#### Records to process
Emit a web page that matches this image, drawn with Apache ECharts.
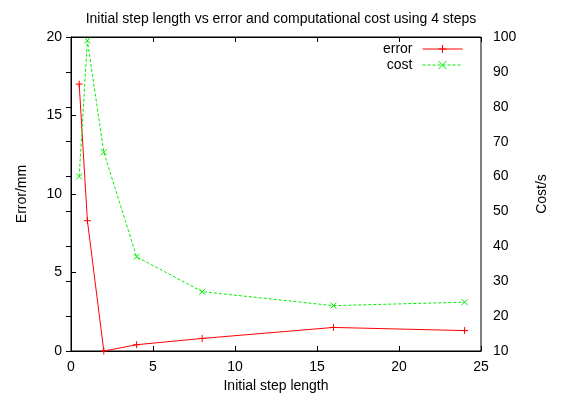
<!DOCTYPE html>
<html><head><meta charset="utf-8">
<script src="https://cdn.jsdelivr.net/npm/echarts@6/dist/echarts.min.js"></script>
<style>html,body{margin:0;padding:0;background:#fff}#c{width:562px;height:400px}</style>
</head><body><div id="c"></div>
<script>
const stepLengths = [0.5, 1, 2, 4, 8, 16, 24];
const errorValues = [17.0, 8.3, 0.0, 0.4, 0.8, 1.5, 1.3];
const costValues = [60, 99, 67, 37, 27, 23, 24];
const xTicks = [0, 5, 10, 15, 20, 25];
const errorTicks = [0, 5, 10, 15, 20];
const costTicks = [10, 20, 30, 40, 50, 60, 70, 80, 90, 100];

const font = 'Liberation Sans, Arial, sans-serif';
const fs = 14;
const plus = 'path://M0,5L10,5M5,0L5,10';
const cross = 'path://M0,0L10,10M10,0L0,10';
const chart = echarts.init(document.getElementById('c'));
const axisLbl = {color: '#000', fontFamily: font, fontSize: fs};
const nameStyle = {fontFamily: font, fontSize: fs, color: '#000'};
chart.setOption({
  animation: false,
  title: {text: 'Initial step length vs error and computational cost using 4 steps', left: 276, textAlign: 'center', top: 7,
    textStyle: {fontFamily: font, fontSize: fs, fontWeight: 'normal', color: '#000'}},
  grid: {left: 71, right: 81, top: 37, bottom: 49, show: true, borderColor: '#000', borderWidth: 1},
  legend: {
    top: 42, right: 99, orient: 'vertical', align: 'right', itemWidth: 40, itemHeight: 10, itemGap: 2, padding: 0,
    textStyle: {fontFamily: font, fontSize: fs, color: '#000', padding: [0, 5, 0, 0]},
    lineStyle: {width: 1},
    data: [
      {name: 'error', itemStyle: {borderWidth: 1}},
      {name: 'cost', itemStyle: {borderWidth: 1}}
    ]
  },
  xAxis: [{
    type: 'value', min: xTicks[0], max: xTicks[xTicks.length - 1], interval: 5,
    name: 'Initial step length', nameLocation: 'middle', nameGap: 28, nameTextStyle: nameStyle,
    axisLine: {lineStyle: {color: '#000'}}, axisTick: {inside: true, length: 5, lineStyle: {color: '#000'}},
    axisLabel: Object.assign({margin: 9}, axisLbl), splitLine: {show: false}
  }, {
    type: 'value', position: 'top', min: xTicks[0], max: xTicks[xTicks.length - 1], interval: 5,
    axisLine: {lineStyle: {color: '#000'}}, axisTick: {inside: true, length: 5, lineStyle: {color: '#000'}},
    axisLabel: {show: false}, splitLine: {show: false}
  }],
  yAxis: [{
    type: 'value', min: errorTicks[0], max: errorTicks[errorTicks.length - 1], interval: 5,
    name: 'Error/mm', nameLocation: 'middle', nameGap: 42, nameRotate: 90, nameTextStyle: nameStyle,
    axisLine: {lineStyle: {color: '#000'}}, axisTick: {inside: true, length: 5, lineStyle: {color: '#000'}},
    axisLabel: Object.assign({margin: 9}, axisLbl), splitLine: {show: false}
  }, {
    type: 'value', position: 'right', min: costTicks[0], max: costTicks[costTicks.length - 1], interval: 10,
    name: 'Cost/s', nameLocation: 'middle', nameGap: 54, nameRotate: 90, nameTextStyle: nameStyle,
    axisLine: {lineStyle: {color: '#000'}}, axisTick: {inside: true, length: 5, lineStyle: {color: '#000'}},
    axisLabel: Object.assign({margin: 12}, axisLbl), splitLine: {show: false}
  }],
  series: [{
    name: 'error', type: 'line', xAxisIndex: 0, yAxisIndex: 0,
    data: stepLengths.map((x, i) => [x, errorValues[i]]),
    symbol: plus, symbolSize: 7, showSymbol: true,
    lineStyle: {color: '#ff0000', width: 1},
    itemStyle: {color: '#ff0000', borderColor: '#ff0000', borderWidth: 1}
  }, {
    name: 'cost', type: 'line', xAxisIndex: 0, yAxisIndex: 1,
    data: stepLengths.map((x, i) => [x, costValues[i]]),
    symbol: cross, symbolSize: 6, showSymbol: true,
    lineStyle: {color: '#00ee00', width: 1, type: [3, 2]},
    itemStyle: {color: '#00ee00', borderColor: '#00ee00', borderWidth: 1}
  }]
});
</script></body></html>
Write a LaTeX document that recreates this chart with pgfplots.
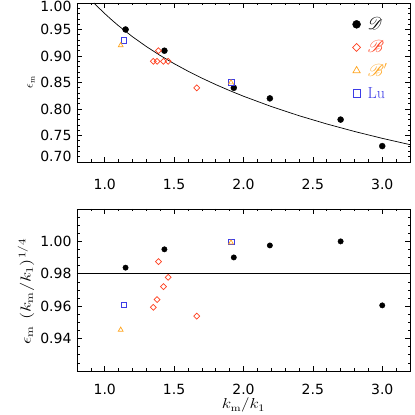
########
» Work to be completed
Leave out the pictures and copy every record above exactly.

» Exercise answer
Emit a web page that matches this image, drawn with Apache ECharts.
<!DOCTYPE html>
<html><head><meta charset="utf-8">
<script src="https://cdn.jsdelivr.net/npm/echarts@6/dist/echarts.min.js"></script>
<style>html,body{margin:0;padding:0;background:#fff}#c{width:562px;height:400px}</style>
</head><body><div id="c"></div>
<script>
const stepLengths = [0.5, 1, 2, 4, 8, 16, 24];
const errorValues = [17.0, 8.3, 0.0, 0.4, 0.8, 1.5, 1.3];
const costValues = [60, 99, 67, 37, 27, 23, 24];
const xTicks = [0, 5, 10, 15, 20, 25];
const errorTicks = [0, 5, 10, 15, 20];
const costTicks = [10, 20, 30, 40, 50, 60, 70, 80, 90, 100];

const font = 'Liberation Sans, Arial, sans-serif';
const fs = 14;
const plus = 'path://M0,5L10,5M5,0L5,10';
const cross = 'path://M0,0L10,10M10,0L0,10';
const chart = echarts.init(document.getElementById('c'));
const axisLbl = {color: '#000', fontFamily: font, fontSize: fs};
const nameStyle = {fontFamily: font, fontSize: fs, color: '#000'};
chart.setOption({
  animation: false,
  title: {text: 'Initial step length vs error and computational cost using 4 steps', left: 276, textAlign: 'center', top: 7,
    textStyle: {fontFamily: font, fontSize: fs, fontWeight: 'normal', color: '#000'}},
  grid: {left: 71, right: 81, top: 37, bottom: 49, show: true, borderColor: '#000', borderWidth: 1},
  legend: {
    top: 42, right: 99, orient: 'vertical', align: 'right', itemWidth: 40, itemHeight: 10, itemGap: 2, padding: 0,
    textStyle: {fontFamily: font, fontSize: fs, color: '#000', padding: [0, 5, 0, 0]},
    lineStyle: {width: 1},
    data: [
      {name: 'error', itemStyle: {borderWidth: 1}},
      {name: 'cost', itemStyle: {borderWidth: 1}}
    ]
  },
  xAxis: [{
    type: 'value', min: xTicks[0], max: xTicks[xTicks.length - 1], interval: 5,
    name: 'Initial step length', nameLocation: 'middle', nameGap: 28, nameTextStyle: nameStyle,
    axisLine: {lineStyle: {color: '#000'}}, axisTick: {inside: true, length: 5, lineStyle: {color: '#000'}},
    axisLabel: Object.assign({margin: 9}, axisLbl), splitLine: {show: false}
  }, {
    type: 'value', position: 'top', min: xTicks[0], max: xTicks[xTicks.length - 1], interval: 5,
    axisLine: {lineStyle: {color: '#000'}}, axisTick: {inside: true, length: 5, lineStyle: {color: '#000'}},
    axisLabel: {show: false}, splitLine: {show: false}
  }],
  yAxis: [{
    type: 'value', min: errorTicks[0], max: errorTicks[errorTicks.length - 1], interval: 5,
    name: 'Error/mm', nameLocation: 'middle', nameGap: 42, nameRotate: 90, nameTextStyle: nameStyle,
    axisLine: {lineStyle: {color: '#000'}}, axisTick: {inside: true, length: 5, lineStyle: {color: '#000'}},
    axisLabel: Object.assign({margin: 9}, axisLbl), splitLine: {show: false}
  }, {
    type: 'value', position: 'right', min: costTicks[0], max: costTicks[costTicks.length - 1], interval: 10,
    name: 'Cost/s', nameLocation: 'middle', nameGap: 54, nameRotate: 90, nameTextStyle: nameStyle,
    axisLine: {lineStyle: {color: '#000'}}, axisTick: {inside: true, length: 5, lineStyle: {color: '#000'}},
    axisLabel: Object.assign({margin: 12}, axisLbl), splitLine: {show: false}
  }],
  series: [{
    name: 'error', type: 'line', xAxisIndex: 0, yAxisIndex: 0,
    data: stepLengths.map((x, i) => [x, errorValues[i]]),
    symbol: plus, symbolSize: 7, showSymbol: true,
    lineStyle: {color: '#ff0000', width: 1},
    itemStyle: {color: '#ff0000', borderColor: '#ff0000', borderWidth: 1}
  }, {
    name: 'cost', type: 'line', xAxisIndex: 0, yAxisIndex: 1,
    data: stepLengths.map((x, i) => [x, costValues[i]]),
    symbol: cross, symbolSize: 6, showSymbol: true,
    lineStyle: {color: '#00ee00', width: 1, type: [3, 2]},
    itemStyle: {color: '#00ee00', borderColor: '#00ee00', borderWidth: 1}
  }]
});
</script></body></html>
Write a LaTeX document that recreates this chart with pgfplots.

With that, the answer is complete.